[begin DATA TO PROCESS]

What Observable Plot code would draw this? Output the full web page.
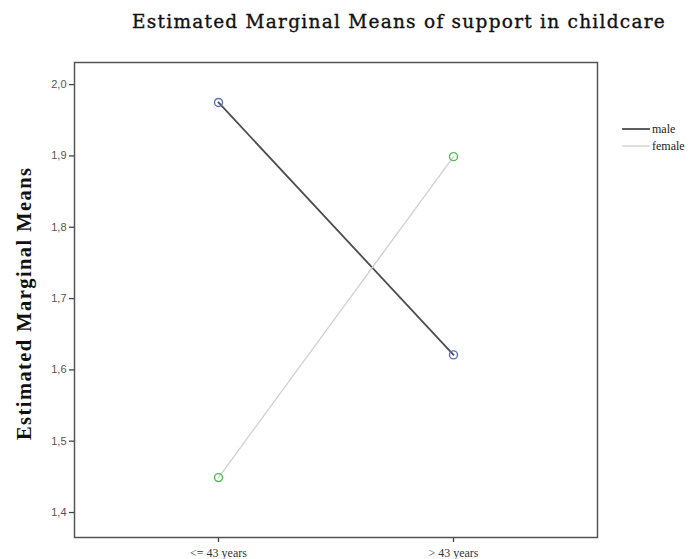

[end DATA TO PROCESS]
[begin DATA TO PROCESS]

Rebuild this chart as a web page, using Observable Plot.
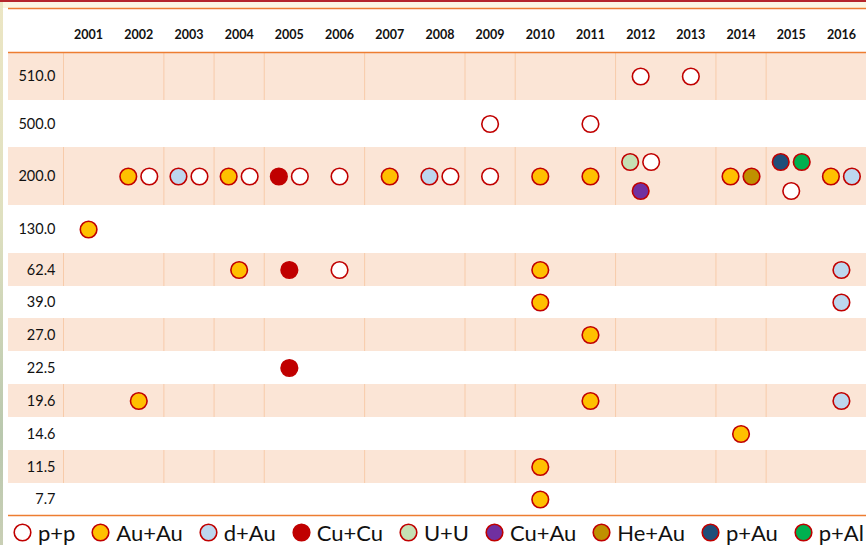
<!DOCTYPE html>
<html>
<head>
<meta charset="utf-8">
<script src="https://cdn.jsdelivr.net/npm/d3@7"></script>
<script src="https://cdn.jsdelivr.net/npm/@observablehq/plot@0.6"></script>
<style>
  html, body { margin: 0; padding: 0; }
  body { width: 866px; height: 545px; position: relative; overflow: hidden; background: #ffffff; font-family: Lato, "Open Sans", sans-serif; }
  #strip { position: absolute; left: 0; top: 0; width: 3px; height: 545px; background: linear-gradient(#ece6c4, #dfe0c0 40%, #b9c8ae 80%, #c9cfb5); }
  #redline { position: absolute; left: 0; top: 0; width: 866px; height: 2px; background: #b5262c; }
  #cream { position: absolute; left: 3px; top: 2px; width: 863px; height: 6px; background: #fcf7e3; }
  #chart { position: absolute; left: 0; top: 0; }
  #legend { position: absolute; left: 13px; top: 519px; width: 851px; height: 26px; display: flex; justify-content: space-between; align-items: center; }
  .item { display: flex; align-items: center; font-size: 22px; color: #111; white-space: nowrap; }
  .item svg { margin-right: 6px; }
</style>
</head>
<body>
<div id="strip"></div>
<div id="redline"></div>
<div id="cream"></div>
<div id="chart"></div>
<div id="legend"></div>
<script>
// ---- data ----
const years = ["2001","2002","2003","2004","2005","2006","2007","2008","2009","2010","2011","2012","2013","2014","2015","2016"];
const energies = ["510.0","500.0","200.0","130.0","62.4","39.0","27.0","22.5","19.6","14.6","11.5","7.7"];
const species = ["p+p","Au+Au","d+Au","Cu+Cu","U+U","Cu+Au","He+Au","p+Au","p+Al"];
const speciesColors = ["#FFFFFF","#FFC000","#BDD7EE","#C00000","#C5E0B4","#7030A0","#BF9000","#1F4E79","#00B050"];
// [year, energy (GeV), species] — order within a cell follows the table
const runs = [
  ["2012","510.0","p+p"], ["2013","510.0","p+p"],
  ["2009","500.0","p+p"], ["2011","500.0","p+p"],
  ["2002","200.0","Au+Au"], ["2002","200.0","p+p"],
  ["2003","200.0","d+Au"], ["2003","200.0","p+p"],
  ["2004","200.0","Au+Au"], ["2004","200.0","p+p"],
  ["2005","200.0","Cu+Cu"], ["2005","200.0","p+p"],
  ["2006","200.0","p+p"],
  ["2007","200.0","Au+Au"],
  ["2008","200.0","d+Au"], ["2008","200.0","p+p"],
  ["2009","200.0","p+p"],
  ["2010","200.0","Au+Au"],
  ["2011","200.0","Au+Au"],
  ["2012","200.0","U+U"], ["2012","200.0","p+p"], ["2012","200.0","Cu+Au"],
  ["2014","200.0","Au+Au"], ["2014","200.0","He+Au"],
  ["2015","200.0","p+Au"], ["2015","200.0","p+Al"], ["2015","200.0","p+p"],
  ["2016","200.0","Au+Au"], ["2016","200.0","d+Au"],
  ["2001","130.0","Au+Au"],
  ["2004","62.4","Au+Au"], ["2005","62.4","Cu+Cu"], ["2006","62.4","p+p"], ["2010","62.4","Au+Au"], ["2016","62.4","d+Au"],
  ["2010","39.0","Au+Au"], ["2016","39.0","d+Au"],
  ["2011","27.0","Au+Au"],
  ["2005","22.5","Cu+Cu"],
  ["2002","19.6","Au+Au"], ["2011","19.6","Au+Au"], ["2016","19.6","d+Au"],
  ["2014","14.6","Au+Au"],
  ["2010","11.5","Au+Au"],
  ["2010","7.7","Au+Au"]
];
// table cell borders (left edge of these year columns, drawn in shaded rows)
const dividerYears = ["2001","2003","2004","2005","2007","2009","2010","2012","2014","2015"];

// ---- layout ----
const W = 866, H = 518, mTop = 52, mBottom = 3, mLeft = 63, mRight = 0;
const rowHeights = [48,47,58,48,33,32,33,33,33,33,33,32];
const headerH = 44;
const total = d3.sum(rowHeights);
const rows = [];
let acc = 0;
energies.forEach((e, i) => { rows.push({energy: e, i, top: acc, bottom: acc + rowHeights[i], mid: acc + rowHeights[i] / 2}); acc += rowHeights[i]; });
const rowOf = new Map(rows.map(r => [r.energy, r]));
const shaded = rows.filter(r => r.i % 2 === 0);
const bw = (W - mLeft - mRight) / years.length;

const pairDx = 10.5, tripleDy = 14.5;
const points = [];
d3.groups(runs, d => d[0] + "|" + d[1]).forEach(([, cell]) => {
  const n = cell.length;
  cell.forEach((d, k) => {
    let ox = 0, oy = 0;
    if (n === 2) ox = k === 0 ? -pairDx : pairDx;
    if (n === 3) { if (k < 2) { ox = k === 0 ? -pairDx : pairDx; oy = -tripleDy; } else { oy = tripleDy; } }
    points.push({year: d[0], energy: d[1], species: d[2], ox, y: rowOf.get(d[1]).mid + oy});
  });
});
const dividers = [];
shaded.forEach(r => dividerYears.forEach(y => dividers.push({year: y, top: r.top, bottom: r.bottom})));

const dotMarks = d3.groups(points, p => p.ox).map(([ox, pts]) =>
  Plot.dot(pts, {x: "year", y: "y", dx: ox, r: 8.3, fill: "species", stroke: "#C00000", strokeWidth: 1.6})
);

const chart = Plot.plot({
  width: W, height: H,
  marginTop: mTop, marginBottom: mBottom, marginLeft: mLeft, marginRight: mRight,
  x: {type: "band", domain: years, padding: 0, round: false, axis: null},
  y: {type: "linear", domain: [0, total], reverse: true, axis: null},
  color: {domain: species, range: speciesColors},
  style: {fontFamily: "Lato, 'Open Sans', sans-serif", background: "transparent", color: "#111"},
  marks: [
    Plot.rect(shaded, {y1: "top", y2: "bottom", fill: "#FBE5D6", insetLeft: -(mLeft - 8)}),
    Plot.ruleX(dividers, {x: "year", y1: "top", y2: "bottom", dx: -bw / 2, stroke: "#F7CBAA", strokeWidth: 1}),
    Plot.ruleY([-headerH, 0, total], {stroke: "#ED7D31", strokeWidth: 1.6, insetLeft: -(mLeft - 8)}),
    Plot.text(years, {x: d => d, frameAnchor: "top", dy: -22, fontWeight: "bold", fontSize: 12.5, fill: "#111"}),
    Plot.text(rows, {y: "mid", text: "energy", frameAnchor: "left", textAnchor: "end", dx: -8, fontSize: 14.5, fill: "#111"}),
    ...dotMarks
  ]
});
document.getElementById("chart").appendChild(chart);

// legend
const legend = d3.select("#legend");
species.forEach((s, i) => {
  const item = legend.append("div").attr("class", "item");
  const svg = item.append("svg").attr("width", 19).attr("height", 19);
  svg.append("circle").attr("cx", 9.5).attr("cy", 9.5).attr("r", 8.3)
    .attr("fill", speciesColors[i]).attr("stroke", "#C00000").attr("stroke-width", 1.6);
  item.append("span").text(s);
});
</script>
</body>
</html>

[end DATA TO PROCESS]
[begin DATA TO PROCESS]

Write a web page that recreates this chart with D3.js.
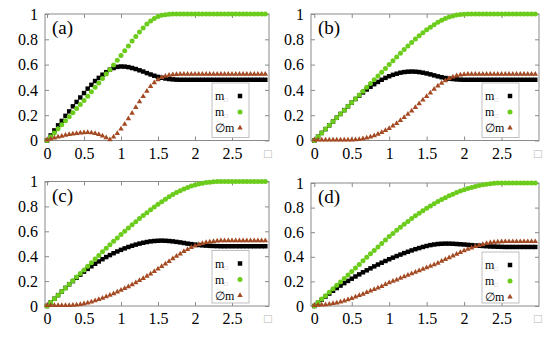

[end DATA TO PROCESS]

## REQUIRED TASK
In the entries above, find every line holding the word "page" and copy it out.

## SOLUTION TO THE PROBLEM
What Observable Plot code would draw this? Output the full web page.
Rebuild this chart as a web page, using Observable Plot.
Write a web page that recreates this chart with D3.js.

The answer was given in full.